§ **TASK GOAL**:
The lines from the top of the material below through the line containing "const ALT_TICKS = [1000, 2000, 3000, 4000];" are to be printed exactly, with pictures omitted.

§ **DATA**:
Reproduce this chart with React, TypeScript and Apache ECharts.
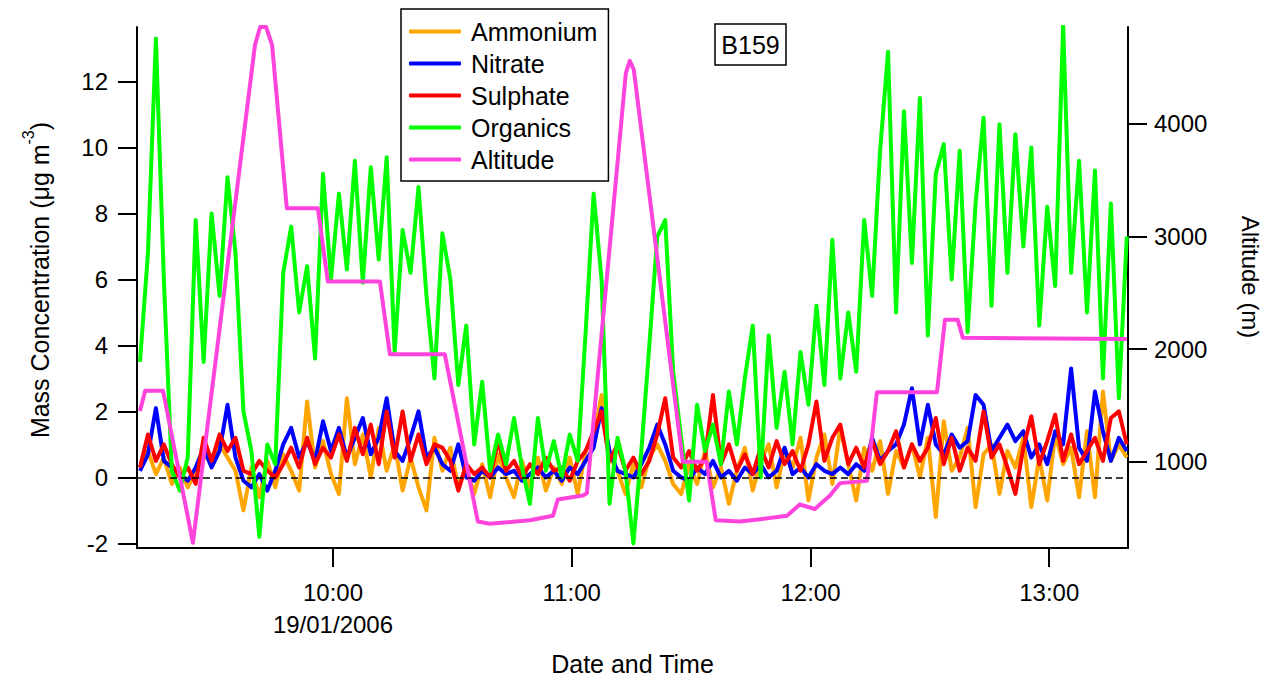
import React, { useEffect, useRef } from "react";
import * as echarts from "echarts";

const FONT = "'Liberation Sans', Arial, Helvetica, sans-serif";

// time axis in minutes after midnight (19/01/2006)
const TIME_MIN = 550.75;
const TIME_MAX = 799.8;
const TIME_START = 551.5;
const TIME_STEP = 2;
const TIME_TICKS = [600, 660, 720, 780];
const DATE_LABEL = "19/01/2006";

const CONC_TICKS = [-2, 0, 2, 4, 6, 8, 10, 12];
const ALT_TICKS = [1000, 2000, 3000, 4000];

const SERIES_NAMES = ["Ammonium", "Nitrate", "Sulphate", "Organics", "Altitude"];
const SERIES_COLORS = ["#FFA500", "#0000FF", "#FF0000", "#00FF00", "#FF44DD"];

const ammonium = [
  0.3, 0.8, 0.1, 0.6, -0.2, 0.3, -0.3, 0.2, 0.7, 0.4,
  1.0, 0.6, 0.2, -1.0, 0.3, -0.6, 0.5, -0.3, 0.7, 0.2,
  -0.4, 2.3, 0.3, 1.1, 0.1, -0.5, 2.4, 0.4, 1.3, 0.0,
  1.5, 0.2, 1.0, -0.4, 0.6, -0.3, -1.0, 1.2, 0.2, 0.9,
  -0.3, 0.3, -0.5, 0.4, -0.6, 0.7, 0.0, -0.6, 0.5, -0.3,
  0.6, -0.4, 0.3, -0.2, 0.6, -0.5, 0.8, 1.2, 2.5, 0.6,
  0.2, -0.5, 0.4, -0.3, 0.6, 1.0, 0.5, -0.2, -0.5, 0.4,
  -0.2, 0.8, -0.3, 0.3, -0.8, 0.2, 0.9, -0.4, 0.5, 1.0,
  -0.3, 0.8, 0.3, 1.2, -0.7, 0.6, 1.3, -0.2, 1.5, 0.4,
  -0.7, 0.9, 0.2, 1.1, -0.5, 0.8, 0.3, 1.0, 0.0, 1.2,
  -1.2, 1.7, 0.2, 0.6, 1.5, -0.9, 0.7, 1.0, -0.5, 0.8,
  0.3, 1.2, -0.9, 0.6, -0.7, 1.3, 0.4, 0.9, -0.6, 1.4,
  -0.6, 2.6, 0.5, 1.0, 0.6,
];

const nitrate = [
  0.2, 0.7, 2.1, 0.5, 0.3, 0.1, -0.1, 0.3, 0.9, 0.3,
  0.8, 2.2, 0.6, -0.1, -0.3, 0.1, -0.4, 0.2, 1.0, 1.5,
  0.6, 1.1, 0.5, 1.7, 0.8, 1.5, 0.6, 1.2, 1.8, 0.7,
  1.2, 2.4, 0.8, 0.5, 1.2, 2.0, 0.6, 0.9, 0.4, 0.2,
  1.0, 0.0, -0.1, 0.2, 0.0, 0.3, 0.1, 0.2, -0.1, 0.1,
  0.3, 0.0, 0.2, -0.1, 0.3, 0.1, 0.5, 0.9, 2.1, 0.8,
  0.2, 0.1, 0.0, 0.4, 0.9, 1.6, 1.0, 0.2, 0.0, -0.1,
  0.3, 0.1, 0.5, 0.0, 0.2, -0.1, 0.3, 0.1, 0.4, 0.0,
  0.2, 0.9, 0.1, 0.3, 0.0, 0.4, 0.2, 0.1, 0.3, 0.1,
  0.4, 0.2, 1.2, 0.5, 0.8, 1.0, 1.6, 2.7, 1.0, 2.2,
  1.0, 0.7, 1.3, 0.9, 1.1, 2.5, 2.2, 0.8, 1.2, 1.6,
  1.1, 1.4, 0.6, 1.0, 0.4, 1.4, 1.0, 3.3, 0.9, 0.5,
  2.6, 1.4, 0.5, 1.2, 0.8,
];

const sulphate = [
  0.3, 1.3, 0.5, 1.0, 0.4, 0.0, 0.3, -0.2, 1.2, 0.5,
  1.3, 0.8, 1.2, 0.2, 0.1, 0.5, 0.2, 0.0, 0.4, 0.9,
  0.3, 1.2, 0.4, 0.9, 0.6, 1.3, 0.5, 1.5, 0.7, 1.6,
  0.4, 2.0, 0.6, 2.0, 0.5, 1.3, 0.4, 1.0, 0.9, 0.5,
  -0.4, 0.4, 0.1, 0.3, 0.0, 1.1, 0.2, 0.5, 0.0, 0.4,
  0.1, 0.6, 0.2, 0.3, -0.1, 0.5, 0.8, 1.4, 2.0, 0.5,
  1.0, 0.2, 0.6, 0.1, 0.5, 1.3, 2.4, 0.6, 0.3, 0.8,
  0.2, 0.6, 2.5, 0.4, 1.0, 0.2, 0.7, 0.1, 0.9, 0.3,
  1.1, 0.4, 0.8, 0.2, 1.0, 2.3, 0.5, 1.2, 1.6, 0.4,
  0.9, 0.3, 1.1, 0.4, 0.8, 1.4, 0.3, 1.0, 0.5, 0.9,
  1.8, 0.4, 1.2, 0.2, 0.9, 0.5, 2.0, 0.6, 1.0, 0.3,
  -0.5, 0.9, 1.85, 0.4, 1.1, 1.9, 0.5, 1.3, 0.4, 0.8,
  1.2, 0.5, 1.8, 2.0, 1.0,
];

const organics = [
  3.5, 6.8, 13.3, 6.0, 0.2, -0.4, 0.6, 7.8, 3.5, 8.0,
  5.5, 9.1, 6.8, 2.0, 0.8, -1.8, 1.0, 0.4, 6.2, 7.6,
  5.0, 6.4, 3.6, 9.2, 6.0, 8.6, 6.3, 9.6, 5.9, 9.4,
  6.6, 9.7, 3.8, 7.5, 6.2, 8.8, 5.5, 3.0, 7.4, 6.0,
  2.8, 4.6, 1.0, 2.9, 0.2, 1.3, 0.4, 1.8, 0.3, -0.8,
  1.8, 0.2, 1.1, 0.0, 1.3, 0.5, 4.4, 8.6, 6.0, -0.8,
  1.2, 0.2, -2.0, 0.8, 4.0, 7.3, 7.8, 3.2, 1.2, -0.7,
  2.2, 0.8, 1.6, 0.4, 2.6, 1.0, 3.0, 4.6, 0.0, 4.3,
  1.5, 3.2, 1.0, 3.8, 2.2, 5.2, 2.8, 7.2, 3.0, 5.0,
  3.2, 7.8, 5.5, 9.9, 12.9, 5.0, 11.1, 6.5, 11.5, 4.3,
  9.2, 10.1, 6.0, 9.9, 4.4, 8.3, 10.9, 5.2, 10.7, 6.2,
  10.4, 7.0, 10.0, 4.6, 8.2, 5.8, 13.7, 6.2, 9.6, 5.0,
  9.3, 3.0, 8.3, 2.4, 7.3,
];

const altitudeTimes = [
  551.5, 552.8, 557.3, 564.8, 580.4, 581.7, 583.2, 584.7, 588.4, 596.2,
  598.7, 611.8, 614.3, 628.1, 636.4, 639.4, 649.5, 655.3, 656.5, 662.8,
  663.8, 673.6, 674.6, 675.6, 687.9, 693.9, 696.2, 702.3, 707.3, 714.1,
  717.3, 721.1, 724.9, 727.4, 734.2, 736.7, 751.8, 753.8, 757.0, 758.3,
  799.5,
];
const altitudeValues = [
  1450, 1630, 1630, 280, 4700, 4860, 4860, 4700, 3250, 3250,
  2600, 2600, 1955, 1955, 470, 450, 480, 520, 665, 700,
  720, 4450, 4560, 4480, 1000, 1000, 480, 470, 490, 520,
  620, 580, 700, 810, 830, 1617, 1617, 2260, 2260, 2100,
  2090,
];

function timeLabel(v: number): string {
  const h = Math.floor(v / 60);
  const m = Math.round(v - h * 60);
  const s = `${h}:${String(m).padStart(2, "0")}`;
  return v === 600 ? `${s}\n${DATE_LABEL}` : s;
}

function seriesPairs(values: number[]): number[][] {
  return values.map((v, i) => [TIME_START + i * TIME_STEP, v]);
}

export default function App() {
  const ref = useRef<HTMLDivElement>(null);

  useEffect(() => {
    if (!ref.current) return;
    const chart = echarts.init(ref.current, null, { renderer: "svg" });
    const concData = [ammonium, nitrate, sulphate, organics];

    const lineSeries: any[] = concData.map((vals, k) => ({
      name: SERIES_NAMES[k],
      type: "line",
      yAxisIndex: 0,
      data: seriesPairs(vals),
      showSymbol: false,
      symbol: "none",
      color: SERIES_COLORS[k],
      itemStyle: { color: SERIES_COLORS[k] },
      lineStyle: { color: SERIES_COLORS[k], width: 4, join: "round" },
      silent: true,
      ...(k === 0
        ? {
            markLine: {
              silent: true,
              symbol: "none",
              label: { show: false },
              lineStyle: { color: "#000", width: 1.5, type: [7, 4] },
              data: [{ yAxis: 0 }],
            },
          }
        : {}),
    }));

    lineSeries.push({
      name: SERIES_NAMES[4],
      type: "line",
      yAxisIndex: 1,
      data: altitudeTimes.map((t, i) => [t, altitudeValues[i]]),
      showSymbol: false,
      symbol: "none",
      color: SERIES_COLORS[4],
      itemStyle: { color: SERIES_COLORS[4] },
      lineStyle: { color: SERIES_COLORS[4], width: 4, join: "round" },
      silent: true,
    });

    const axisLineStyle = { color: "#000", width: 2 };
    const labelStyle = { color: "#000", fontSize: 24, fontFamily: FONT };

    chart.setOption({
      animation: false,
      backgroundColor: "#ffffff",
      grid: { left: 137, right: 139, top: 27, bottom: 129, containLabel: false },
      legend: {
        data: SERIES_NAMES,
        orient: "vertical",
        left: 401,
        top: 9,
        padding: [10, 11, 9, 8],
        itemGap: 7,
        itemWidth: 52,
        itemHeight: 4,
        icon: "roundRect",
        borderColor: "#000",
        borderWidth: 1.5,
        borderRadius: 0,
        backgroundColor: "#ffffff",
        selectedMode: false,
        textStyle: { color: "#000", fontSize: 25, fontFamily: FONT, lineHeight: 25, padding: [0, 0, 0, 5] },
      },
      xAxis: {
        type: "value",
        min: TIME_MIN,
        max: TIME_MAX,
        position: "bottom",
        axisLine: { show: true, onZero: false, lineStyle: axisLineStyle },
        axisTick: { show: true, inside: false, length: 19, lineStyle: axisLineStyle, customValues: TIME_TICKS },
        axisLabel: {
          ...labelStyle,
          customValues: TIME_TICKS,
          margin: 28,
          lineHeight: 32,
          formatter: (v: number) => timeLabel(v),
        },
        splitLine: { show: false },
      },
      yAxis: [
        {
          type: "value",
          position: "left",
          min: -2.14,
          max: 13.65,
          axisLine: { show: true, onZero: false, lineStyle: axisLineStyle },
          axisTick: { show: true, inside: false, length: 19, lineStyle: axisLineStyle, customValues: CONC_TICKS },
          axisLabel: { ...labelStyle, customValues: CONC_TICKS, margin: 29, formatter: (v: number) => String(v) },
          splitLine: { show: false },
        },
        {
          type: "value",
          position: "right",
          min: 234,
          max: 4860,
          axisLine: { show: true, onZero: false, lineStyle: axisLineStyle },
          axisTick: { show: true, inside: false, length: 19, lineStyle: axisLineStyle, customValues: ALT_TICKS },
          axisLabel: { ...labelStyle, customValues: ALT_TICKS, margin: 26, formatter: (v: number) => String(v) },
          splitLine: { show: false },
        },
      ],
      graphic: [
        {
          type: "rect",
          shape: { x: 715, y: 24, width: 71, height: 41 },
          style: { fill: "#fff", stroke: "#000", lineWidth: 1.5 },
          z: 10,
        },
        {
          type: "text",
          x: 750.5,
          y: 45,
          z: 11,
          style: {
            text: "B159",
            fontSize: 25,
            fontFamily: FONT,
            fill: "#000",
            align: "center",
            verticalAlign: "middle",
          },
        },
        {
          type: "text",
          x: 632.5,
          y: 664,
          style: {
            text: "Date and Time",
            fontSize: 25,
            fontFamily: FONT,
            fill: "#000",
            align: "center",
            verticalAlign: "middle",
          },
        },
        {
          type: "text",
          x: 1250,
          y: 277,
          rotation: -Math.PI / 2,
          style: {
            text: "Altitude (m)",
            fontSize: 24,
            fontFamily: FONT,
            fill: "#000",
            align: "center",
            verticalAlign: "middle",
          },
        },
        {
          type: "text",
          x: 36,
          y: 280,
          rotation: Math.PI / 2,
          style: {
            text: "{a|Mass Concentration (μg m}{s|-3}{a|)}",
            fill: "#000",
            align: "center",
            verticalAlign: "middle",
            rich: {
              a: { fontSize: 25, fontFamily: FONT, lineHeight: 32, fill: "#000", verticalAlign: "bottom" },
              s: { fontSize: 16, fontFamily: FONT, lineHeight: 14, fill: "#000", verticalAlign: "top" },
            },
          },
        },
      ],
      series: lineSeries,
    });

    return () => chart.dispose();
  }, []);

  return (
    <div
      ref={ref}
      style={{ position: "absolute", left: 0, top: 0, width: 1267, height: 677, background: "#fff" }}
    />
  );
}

§ **SOLUTION**:
Reproduce this chart with React, TypeScript and Apache ECharts.
import React, { useEffect, useRef } from "react";
import * as echarts from "echarts";

const FONT = "'Liberation Sans', Arial, Helvetica, sans-serif";

// time axis in minutes after midnight (19/01/2006)
const TIME_MIN = 550.75;
const TIME_MAX = 799.8;
const TIME_START = 551.5;
const TIME_STEP = 2;
const TIME_TICKS = [600, 660, 720, 780];
const DATE_LABEL = "19/01/2006";

const CONC_TICKS = [-2, 0, 2, 4, 6, 8, 10, 12];
const ALT_TICKS = [1000, 2000, 3000, 4000];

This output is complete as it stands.